_WHAT THE TASK REQUIRES_. Output the data word for word, dropping every image.

_DATA_.
+ + + +
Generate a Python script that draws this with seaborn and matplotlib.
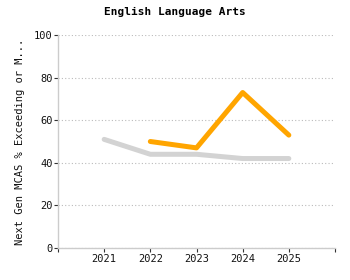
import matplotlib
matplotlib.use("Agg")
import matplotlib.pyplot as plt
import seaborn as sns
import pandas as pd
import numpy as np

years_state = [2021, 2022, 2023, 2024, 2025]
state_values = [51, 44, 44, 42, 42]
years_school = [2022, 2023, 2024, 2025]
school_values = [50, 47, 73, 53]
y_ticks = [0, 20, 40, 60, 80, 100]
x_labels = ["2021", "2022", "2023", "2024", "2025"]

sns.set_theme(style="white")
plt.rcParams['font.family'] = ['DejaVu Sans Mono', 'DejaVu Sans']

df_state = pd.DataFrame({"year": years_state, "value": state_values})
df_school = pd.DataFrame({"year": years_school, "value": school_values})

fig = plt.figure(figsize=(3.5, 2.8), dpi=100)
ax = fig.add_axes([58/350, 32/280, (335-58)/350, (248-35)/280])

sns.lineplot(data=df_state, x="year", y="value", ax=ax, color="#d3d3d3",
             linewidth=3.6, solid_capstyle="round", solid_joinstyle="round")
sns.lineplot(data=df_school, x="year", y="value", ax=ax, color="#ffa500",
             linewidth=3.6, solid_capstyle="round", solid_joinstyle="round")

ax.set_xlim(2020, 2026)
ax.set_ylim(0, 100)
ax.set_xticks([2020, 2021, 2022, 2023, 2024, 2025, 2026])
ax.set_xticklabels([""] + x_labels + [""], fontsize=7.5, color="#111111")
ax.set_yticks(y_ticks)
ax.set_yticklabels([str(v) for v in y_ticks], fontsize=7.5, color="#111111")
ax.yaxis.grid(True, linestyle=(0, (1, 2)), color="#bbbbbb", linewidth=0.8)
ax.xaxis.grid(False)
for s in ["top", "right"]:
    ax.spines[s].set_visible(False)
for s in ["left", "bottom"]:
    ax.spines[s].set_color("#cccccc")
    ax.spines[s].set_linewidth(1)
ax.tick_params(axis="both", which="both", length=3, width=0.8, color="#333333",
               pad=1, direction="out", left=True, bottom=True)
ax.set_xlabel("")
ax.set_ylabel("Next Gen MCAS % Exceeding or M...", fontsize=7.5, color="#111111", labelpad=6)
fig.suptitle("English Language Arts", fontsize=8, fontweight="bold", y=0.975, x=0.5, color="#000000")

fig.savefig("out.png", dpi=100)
+ + + +
_ANSWER TO THIS TASK_.
Generate a Python script that draws this with seaborn and matplotlib.
import matplotlib
matplotlib.use("Agg")
import matplotlib.pyplot as plt
import seaborn as sns
import pandas as pd
import numpy as np

years_state = [2021, 2022, 2023, 2024, 2025]
state_values = [51, 44, 44, 42, 42]
years_school = [2022, 2023, 2024, 2025]
school_values = [50, 47, 73, 53]
y_ticks = [0, 20, 40, 60, 80, 100]
x_labels = ["2021", "2022", "2023", "2024", "2025"]

sns.set_theme(style="white")
plt.rcParams['font.family'] = ['DejaVu Sans Mono', 'DejaVu Sans']

df_state = pd.DataFrame({"year": years_state, "value": state_values})
df_school = pd.DataFrame({"year": years_school, "value": school_values})

fig = plt.figure(figsize=(3.5, 2.8), dpi=100)
ax = fig.add_axes([58/350, 32/280, (335-58)/350, (248-35)/280])

sns.lineplot(data=df_state, x="year", y="value", ax=ax, color="#d3d3d3",
             linewidth=3.6, solid_capstyle="round", solid_joinstyle="round")
sns.lineplot(data=df_school, x="year", y="value", ax=ax, color="#ffa500",
             linewidth=3.6, solid_capstyle="round", solid_joinstyle="round")

ax.set_xlim(2020, 2026)
ax.set_ylim(0, 100)
ax.set_xticks([2020, 2021, 2022, 2023, 2024, 2025, 2026])
ax.set_xticklabels([""] + x_labels + [""], fontsize=7.5, color="#111111")
ax.set_yticks(y_ticks)
ax.set_yticklabels([str(v) for v in y_ticks], fontsize=7.5, color="#111111")
ax.yaxis.grid(True, linestyle=(0, (1, 2)), color="#bbbbbb", linewidth=0.8)
ax.xaxis.grid(False)
for s in ["top", "right"]:
    ax.spines[s].set_visible(False)
for s in ["left", "bottom"]:
    ax.spines[s].set_color("#cccccc")
    ax.spines[s].set_linewidth(1)
ax.tick_params(axis="both", which="both", length=3, width=0.8, color="#333333",
               pad=1, direction="out", left=True, bottom=True)
ax.set_xlabel("")
ax.set_ylabel("Next Gen MCAS % Exceeding or M...", fontsize=7.5, color="#111111", labelpad=6)
fig.suptitle("English Language Arts", fontsize=8, fontweight="bold", y=0.975, x=0.5, color="#000000")

fig.savefig("out.png", dpi=100)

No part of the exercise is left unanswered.